*DATA EXCERPT*
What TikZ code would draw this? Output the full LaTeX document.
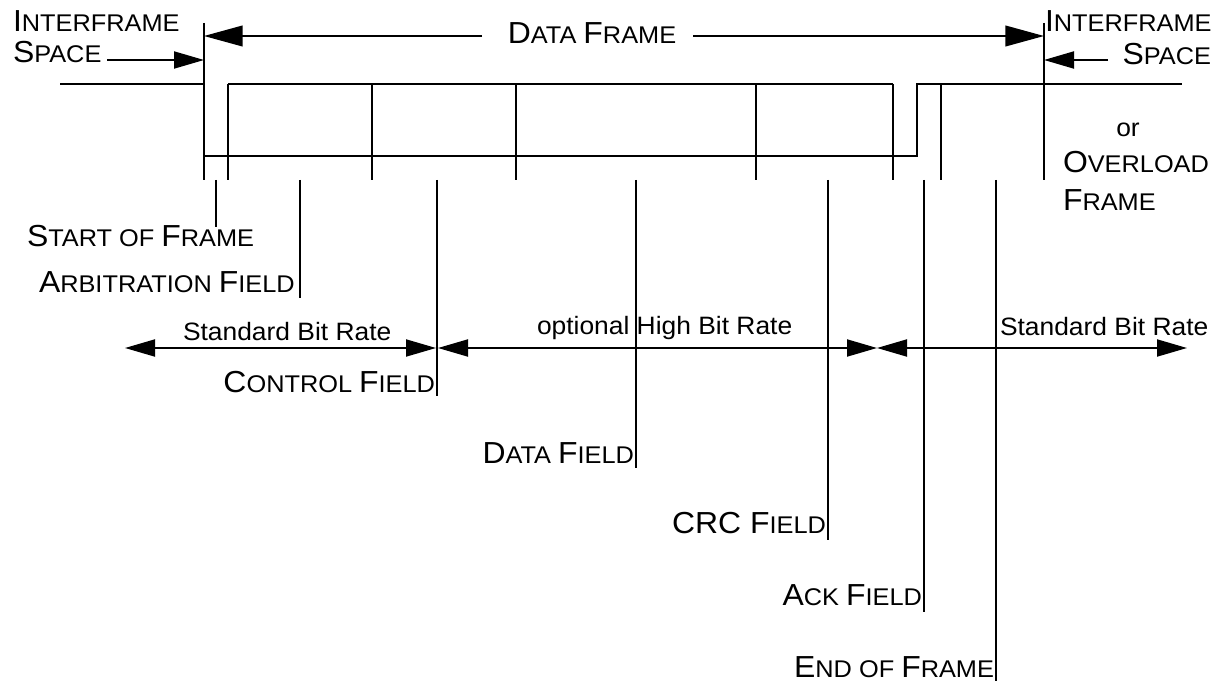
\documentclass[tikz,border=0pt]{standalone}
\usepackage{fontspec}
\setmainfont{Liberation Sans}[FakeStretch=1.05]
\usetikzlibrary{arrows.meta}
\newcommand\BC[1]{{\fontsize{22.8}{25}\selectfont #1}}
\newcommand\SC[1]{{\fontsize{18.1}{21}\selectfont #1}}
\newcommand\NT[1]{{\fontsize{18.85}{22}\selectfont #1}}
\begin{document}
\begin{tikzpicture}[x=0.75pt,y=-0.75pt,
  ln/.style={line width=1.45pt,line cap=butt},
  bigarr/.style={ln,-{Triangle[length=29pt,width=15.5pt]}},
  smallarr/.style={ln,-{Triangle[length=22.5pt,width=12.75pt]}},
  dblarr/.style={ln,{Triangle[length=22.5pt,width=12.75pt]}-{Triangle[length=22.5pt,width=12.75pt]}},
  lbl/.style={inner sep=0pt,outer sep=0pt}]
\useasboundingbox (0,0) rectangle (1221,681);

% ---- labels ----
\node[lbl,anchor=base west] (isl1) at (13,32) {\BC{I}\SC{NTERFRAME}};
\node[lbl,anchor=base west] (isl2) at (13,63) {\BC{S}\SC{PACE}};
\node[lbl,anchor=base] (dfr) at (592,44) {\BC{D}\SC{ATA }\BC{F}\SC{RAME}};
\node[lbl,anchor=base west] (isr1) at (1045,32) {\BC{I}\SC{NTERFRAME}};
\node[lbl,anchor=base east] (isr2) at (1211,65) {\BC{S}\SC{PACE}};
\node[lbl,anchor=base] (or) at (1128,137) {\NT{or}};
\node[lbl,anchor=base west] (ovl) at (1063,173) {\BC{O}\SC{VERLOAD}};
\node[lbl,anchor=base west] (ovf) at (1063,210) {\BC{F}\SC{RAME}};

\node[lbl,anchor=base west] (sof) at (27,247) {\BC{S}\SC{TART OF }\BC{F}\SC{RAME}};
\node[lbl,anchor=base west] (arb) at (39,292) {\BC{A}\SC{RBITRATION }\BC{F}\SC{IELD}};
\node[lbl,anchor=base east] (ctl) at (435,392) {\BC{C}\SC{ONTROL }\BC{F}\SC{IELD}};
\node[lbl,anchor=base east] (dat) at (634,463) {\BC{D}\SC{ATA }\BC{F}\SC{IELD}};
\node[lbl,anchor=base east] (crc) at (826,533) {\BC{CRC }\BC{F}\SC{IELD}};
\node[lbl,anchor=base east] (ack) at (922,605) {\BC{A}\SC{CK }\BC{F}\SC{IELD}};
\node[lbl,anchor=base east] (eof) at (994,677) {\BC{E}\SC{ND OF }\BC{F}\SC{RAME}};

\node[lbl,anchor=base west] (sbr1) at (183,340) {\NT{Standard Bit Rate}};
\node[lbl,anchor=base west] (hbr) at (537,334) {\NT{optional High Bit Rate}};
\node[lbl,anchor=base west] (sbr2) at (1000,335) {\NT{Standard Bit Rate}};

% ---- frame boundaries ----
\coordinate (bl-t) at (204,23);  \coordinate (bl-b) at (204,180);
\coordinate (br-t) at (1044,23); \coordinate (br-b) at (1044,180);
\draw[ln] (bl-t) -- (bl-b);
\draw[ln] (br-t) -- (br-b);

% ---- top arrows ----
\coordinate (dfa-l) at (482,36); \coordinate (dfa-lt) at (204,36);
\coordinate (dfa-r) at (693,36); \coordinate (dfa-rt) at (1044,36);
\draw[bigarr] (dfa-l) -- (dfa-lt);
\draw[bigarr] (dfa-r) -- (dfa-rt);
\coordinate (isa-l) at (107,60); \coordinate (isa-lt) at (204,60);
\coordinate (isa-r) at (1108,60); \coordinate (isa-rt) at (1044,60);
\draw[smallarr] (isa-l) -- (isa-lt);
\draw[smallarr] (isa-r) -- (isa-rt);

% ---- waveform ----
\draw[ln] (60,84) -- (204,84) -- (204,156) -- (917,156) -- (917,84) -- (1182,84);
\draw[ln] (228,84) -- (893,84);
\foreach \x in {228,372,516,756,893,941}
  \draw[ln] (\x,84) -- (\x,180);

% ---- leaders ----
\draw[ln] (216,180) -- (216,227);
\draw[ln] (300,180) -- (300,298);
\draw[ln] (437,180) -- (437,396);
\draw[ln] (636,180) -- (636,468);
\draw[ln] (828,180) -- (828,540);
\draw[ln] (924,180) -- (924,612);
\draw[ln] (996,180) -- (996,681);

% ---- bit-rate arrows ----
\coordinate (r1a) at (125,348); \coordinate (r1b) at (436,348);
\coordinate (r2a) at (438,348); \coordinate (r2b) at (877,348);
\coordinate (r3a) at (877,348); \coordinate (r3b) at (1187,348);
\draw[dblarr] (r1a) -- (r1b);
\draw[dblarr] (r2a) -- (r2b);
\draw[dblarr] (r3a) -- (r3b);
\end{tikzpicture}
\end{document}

*PROBLEM*
Return the material line for line, from its beginning to the line that contains "(0,0) rectangle (1221,681);", with the pictures left out.

*FINAL RESULT*
What TikZ code would draw this? Output the full LaTeX document.
\documentclass[tikz,border=0pt]{standalone}
\usepackage{fontspec}
\setmainfont{Liberation Sans}[FakeStretch=1.05]
\usetikzlibrary{arrows.meta}
\newcommand\BC[1]{{\fontsize{22.8}{25}\selectfont #1}}
\newcommand\SC[1]{{\fontsize{18.1}{21}\selectfont #1}}
\newcommand\NT[1]{{\fontsize{18.85}{22}\selectfont #1}}
\begin{document}
\begin{tikzpicture}[x=0.75pt,y=-0.75pt,
  ln/.style={line width=1.45pt,line cap=butt},
  bigarr/.style={ln,-{Triangle[length=29pt,width=15.5pt]}},
  smallarr/.style={ln,-{Triangle[length=22.5pt,width=12.75pt]}},
  dblarr/.style={ln,{Triangle[length=22.5pt,width=12.75pt]}-{Triangle[length=22.5pt,width=12.75pt]}},
  lbl/.style={inner sep=0pt,outer sep=0pt}]
\useasboundingbox (0,0) rectangle (1221,681);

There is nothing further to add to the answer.